Obama's time this week is devoted almost exclusively to drumming up the vote for his former secretary of state in a marathon that started Tuesday in Columbus, Ohio, heading Wednesday to Raleigh, North Carolina, on to Miami and Jacksonville, Florida on Thursday and finally back to North Carolina's Charlotte on Friday.
His stump speech is well-rehearsed. It starts with an avalanche of compliments for Hillary, summed up thus: "There has never been a man or a woman -- not me, not Bill, nobody -- more qualified than Hillary Clinton to serve as president of the United States of America."
And it includes an arsenal of pointed attacks on her rival Donald Trump, in a nutshell: "The Republican nominee is unfit to serve as president."
But Obama -- who is well aware that Clinton struggles to whip up passion in the electorate -- also regularly takes the conversation into more personal territory, linking her political future to his own legacy.
"I ask you to do for Hillary Clinton what you did for me. I ask you to carry her the same way you carried me," he urged supporters in his address to the Democratic National Convention in July.
A few weeks later, America's first black president went further by urging African Americans to mobilize for Clinton -- telling them he would "consider it a personal insult" if they fail to rally this time around.
Turn out the black vote
Black voters traditionally lean heavily Democratic in the United States -- and more than 90 percent voted for Obama in 2008 and 2012.
The crucial question facing the 69-year-old Clinton is whether she can draw anywhere near the historic turnout levels among black voters seen for Obama.
And so the president is flooding the airwaves in the homestretch of the race, hammering home the point Wednesday morning on the Tom Joyner Morning Show, a radio program whose audience is largely African American.
Obama cited the data coming in from early voting states, and issued a wake-up call: "I'm going to be honest with you," he said. "The Latino vote is up. Overall vote is up. But the African-American vote right now is not as solid as it needs to be."
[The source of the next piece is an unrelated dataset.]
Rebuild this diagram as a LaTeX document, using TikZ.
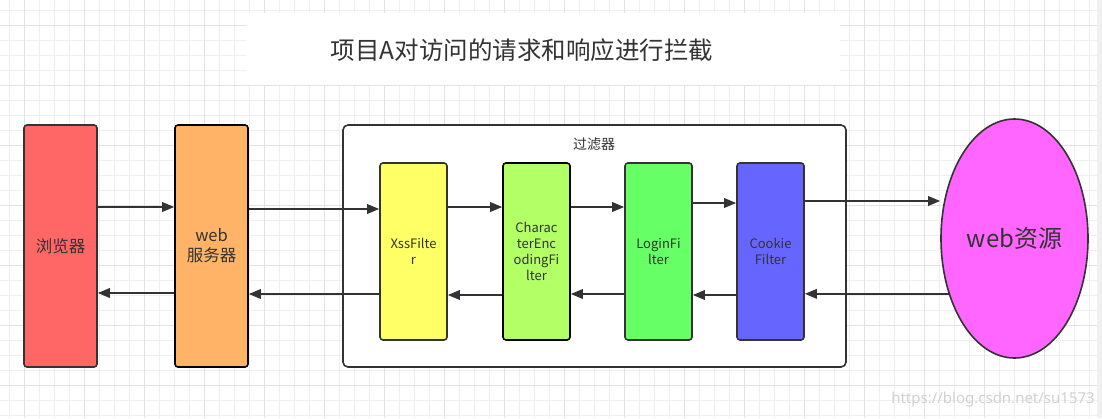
\documentclass[tikz,border=0pt]{standalone}
\usepackage{fontspec}
\setmainfont{Noto Sans CJK SC}
\usetikzlibrary{arrows.meta,shapes.geometric}
\definecolor{ink}{HTML}{333333}
\definecolor{gminor}{HTML}{EFEFEF}
\definecolor{gmajor}{HTML}{E2E2E2}
\definecolor{cbrowser}{HTML}{FF6666}
\definecolor{cweb}{HTML}{FFB366}
\definecolor{cxss}{HTML}{FFFF66}
\definecolor{cchar}{HTML}{B3FF66}
\definecolor{clogin}{HTML}{66FF66}
\definecolor{ccookie}{HTML}{6666FF}
\definecolor{cres}{HTML}{FF66FF}
\tikzset{
  box/.style={draw=ink, line width=1.6pt, rounded corners=3pt, inner sep=2pt, text=ink, align=center},
  bigbox/.style={box, minimum width=73pt, minimum height=242pt, font=\fontsize{16.5}{20}\selectfont},
  fbox/.style={box, minimum width=67pt, minimum height=177pt, font=\fontsize{13}{16}\selectfont},
  arr/.style={draw=ink, line width=1.8pt, -{Triangle[length=12pt,width=9.5pt]}},
}
\begin{document}
\begin{tikzpicture}[x=1pt,y=-1pt]
\useasboundingbox (0,0) rectangle (1102,418);
\fill[white] (0,0) rectangle (1102,418);
% grid
\foreach \i in {0,...,72} {\draw[gminor, line width=0.8pt] ({9+15*\i},0) -- ({9+15*\i},418);}
\foreach \j in {0,...,27} {\draw[gminor, line width=0.8pt] (0,{10+15*\j}) -- (1097,{10+15*\j});}
\foreach \i in {0,...,17} {\draw[gmajor, line width=0.9pt] ({24+60*\i},0) -- ({24+60*\i},418);}
\foreach \j in {0,...,6} {\draw[gmajor, line width=0.9pt] (0,{25+60*\j}) -- (1097,{25+60*\j});}
\fill[white!94!black] (1097,0) rectangle (1102,418);
% title
\fill[white] (247,13) rectangle (840,85);
\node[text=ink, font=\fontsize{24.5}{28}\selectfont] (title) at (522,50) {项目A对访问的请求和响应进行拦截};
% filter container
\node[draw=ink, line width=1.6pt, rounded corners=5pt, fill=white, minimum width=503pt, minimum height=242pt] (filters) at (594.5,246) {};
\node[text=ink, font=\fontsize{14}{16}\selectfont] (flabel) at (594,144) {过滤器};
% boxes
\node[bigbox, fill=cbrowser] (browser) at (60.5,246) {浏览器};
\node[bigbox, fill=cweb, draw=black] (web) at (211.5,246) {web\\服务器};
\node[fbox, fill=cxss] (xss) at (413.5,251.5) {XssFilte\\r};
\node[fbox, fill=cchar, draw=black] (char) at (536.5,251.5) {Charac\\terEnc\\odingFi\\lter};
\node[fbox, fill=clogin] (login) at (658.5,251.5) {LoginFi\\lter};
\node[fbox, fill=ccookie] (cookie) at (770.5,251.5) {Cookie\\Filter};
\node[ellipse, draw=ink, line width=1.6pt, fill=cres, minimum width=147pt, minimum height=239pt, inner sep=0pt, text=ink, font=\fontsize{24}{28}\selectfont] (res) at (1014.5,238.5) {web资源};
% request arrows
\draw[arr] (browser.east |- 0,207) -- (web.west |- 0,207);
\draw[arr] (web.east |- 0,209) -- (xss.west |- 0,209);
\draw[arr] (xss.east |- 0,207) -- (char.west |- 0,207);
\draw[arr] (char.east |- 0,207) -- (login.west |- 0,207);
\draw[arr] (login.east |- 0,203) -- (cookie.west |- 0,203);
\draw[arr] (cookie.east |- 0,201) -- (res.west |- 0,201);
% response arrows
\draw[arr] (res.220.4) -- (cookie.east |- res.220.4);
\draw[arr] (cookie.west |- 0,295) -- (login.east |- 0,295);
\draw[arr] (login.west |- 0,294) -- (char.east |- 0,294);
\draw[arr] (char.west |- 0,295) -- (xss.east |- 0,295);
\draw[arr] (xss.west |- 0,294) -- (web.east |- 0,294);
\draw[arr] (web.west |- 0,293) -- (browser.east |- 0,293);
% watermark
\node[text=black!18, font=\fontsize{15}{18}\selectfont] (wm) at (993,400) {\fontspec{Noto Sans}https://blog.csdn.net/su1573};
\end{tikzpicture}
\end{document}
It is not unknown for a serving president to dive into the campaign for his succession, but the intensity of Obama's involvement has no equivalent in recent American history.
"(Dwight) Eisenhower stressed continuity with (Richard) Nixon in 1960 and so did (Ronald) Reagan with (George H.W) Bush in 1988, but no other president has been quite so personal in his appeal before," said Larry Sabato, a political analyst from the University of Virginia.
On Tuesday night, as he addressed a packed, youthful crowd at Capital University in Columbus, Obama urged the electorate that carried him to power to "work as hard for her as you worked for me."
"She made me a better president and she didn't ask for credit," said the president, campaigning in shirt sleeves and plainly savoring the heady campaign atmosphere that will soon be behind him.
"I am asking you just what I asked you eight years ago. I am asking to believe in your ability to bring about change," he said, urging the crowd, in an echo of his history-making 2008 campaign, to "Choose hope!"